Dataset content:
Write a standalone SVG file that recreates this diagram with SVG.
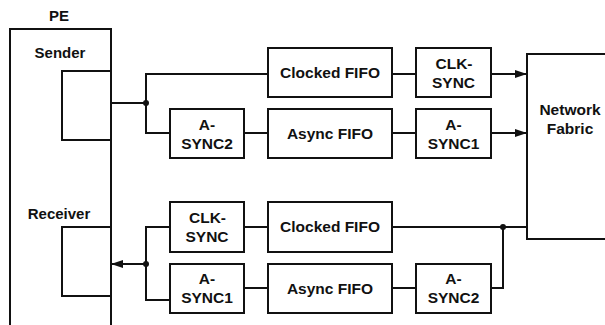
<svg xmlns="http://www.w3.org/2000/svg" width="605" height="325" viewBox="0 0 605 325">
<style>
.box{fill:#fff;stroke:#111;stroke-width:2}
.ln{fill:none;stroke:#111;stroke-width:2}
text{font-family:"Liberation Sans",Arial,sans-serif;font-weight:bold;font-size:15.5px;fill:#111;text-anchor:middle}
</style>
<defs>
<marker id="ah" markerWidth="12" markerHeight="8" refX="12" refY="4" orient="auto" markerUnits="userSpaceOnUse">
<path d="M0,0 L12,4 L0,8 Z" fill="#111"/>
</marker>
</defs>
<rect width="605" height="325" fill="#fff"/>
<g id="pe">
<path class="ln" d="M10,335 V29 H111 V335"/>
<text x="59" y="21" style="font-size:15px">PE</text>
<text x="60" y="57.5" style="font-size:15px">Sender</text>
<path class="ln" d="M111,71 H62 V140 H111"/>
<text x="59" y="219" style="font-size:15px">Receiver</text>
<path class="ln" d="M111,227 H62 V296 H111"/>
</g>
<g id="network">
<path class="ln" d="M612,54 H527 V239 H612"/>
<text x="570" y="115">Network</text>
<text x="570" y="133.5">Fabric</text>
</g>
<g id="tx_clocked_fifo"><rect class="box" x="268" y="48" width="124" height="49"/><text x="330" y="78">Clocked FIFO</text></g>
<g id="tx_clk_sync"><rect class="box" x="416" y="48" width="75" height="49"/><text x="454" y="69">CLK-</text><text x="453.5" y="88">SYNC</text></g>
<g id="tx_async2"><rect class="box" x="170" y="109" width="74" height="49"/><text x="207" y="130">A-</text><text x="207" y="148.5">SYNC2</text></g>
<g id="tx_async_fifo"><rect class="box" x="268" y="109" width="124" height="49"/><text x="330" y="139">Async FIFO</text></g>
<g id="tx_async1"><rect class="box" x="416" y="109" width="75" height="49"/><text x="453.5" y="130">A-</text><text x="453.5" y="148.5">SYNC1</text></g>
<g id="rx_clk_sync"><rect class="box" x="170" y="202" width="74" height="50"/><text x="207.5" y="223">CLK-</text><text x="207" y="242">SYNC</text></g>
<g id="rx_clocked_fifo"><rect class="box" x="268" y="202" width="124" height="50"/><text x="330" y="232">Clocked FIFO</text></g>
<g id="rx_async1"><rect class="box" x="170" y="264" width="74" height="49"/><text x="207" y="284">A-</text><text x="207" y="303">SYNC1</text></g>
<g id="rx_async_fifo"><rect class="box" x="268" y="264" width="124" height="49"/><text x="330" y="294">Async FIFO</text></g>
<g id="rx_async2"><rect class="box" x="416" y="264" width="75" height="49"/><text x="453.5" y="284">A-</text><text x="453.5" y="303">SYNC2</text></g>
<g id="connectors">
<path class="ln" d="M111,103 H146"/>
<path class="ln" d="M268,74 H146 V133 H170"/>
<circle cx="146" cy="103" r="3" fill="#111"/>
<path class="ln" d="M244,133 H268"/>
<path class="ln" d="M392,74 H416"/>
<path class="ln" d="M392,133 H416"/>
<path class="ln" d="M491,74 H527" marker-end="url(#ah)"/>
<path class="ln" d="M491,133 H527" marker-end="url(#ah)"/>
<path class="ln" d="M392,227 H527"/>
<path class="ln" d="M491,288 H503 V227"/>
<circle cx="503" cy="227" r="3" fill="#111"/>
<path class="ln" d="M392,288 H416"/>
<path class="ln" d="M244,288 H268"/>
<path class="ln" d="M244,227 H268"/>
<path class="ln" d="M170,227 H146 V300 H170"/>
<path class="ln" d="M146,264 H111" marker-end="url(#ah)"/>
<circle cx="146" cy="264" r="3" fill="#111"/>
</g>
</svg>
---
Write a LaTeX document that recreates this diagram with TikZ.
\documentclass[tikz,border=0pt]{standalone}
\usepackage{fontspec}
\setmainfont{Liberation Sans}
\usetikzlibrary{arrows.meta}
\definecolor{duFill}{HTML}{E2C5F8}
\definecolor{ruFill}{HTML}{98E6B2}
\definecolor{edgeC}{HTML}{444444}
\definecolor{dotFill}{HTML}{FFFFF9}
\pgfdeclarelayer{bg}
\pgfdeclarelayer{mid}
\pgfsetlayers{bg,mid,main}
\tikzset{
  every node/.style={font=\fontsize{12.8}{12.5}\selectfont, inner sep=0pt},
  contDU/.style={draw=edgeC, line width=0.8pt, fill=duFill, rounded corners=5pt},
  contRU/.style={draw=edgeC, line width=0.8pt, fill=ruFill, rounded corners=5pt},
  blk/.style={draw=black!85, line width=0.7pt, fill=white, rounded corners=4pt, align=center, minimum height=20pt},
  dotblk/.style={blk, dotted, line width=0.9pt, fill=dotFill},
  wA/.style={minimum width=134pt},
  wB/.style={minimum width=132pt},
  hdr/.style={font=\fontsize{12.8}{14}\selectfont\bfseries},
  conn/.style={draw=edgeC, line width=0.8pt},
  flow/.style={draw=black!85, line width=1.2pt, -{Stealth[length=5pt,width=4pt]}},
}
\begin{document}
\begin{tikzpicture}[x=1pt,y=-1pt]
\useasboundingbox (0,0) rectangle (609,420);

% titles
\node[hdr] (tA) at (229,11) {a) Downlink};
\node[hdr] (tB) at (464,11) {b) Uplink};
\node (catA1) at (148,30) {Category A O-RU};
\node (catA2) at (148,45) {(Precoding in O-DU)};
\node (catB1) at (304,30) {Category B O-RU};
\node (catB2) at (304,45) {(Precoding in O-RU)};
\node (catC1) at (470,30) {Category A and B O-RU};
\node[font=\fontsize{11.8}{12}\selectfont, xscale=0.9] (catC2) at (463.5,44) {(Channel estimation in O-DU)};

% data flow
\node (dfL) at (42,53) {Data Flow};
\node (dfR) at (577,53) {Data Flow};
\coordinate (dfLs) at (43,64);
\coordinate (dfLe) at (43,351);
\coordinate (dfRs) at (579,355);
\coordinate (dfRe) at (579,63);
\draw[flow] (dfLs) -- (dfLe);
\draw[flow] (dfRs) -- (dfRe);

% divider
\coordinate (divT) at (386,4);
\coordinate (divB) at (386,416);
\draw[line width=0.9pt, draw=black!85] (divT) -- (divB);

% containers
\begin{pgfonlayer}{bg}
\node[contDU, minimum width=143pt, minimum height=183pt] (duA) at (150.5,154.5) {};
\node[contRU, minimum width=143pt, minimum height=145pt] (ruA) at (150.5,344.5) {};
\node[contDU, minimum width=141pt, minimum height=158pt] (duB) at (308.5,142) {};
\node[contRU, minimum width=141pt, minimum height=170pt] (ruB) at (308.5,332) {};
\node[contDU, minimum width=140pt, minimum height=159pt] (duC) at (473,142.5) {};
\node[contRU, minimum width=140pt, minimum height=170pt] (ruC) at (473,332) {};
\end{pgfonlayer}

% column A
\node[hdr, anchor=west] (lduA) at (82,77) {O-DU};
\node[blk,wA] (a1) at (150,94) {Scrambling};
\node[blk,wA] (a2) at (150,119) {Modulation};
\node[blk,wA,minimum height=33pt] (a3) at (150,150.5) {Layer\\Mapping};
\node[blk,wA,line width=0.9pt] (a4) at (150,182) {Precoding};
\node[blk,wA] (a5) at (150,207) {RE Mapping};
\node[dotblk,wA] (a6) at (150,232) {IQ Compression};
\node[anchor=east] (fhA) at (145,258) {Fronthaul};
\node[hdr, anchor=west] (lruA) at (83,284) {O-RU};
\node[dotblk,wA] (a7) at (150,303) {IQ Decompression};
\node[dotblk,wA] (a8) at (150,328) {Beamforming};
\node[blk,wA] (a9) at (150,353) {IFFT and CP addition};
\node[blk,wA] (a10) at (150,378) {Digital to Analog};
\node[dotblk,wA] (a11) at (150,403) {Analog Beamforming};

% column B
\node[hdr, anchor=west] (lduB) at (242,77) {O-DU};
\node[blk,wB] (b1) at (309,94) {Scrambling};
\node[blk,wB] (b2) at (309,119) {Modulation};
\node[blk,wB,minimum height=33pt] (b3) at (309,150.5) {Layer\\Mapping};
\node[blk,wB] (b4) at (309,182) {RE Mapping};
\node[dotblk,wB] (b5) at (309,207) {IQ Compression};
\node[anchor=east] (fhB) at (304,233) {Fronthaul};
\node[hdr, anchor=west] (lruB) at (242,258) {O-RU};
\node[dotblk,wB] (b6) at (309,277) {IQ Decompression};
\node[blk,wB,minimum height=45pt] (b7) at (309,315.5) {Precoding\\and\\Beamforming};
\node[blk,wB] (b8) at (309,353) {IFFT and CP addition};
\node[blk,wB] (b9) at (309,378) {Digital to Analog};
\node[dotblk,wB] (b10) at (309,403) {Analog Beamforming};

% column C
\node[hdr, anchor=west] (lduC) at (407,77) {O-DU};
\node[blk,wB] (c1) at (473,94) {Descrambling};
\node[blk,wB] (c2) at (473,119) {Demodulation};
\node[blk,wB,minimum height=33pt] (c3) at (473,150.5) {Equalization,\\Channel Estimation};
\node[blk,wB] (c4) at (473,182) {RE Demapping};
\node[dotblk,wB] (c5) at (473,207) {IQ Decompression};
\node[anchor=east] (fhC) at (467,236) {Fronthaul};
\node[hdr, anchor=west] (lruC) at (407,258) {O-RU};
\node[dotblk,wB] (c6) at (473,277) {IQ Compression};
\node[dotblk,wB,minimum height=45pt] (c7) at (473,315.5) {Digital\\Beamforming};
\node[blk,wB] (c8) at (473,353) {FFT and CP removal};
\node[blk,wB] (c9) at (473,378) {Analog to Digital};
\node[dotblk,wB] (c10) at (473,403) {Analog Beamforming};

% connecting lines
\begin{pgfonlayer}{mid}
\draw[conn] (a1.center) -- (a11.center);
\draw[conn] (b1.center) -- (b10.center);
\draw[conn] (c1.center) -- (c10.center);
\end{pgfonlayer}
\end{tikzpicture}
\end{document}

Goal: Calculate how many lines of the material include the string "standalone", and state that number by itself.

Reply: 2